Recycling paper (see photo) is another strange Swiss ritual. You let the paper pile up for at least six weeks at your apartment and then ceremoniously tie it up with strings in neat packages no higher than about six inches before putting it outside. Don’t slack and just think it would be easier to stick all that paper in a paper box or bag and put outside. It would be easier, but this does not matter. If you don’t do it correctly, your paper will not be picked up and it will be plastered with a sticker stating your error. If you’re like The Frau, you’ll then be tempted to just throw it in your regular trash rather than wait another six weeks to redeem yourself.
Driving a car is expensive in Switzerland. If you go more than 5 kilometers over a speed limit, you’ll receive a CHF 40 fine in the mail for each offence. If you travel way, way over the speed limit, you will be charged a fine that’s a percentage of your salary.
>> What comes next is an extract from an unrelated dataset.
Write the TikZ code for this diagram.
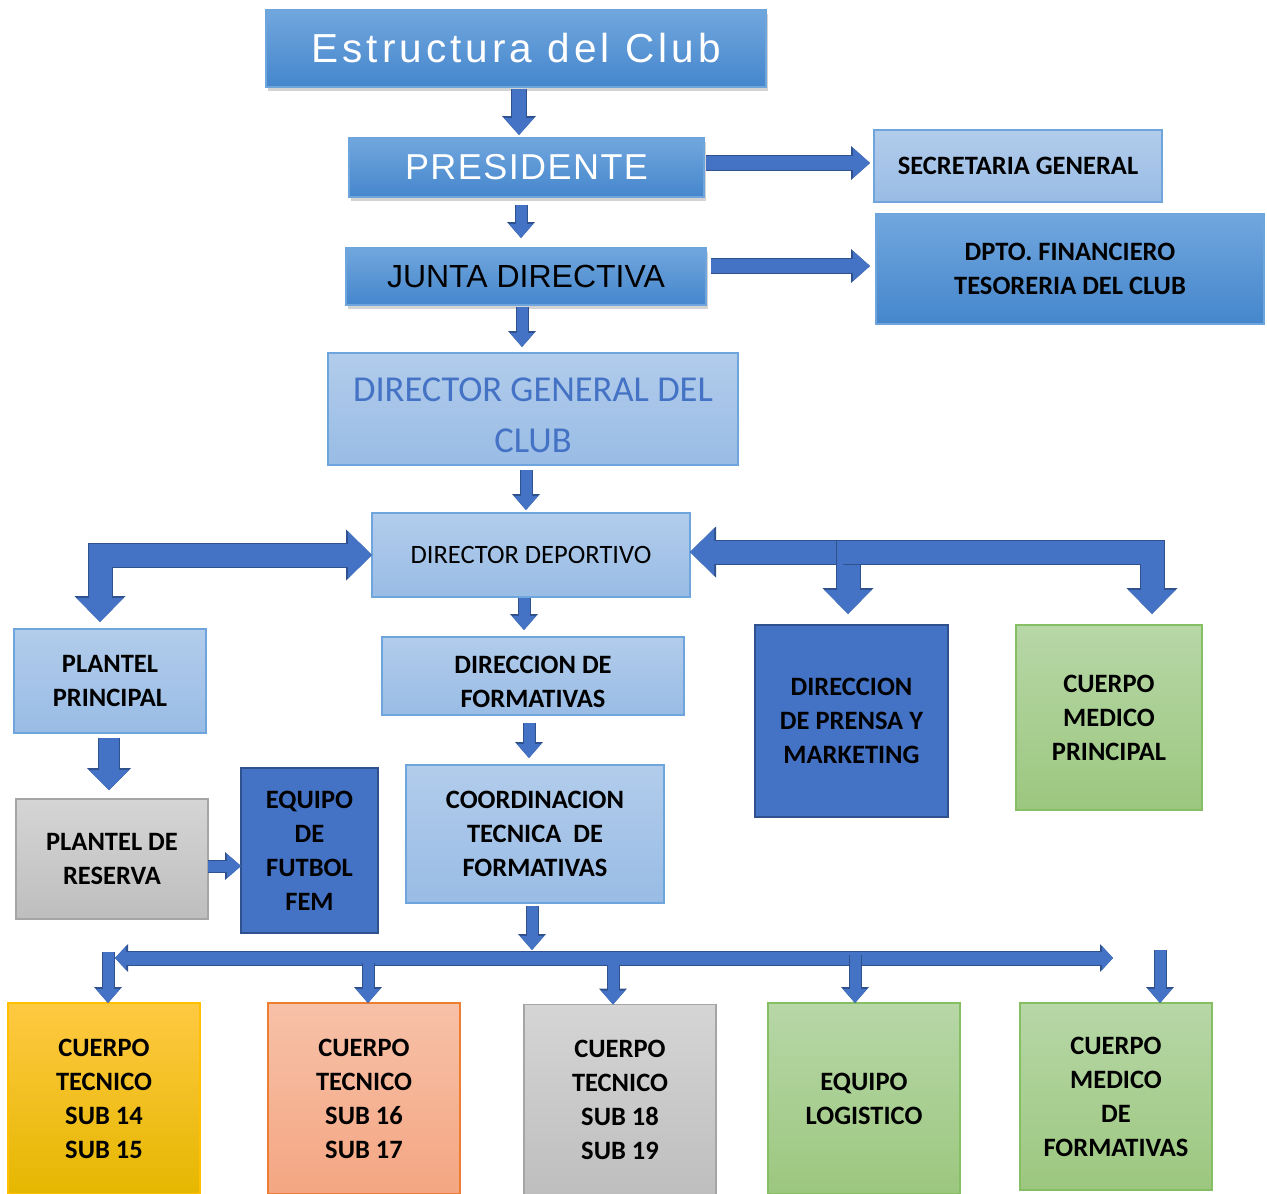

Not paying the night ticket supplement
Typically beginning at 1 am, depending on the public transport network, you must buy a CHF 5 nighttime supplement in addition to your regular train ticket. If you don’t buy this and they check tickets, you will be fined as if you didn’t have a ticket at all.
Ok, the Frau has run out of energy. Anyone else have experience with some of these things or want to let Confused in Connecticut in on some additional Swiss laws or customs that are not fun to discover after the fact?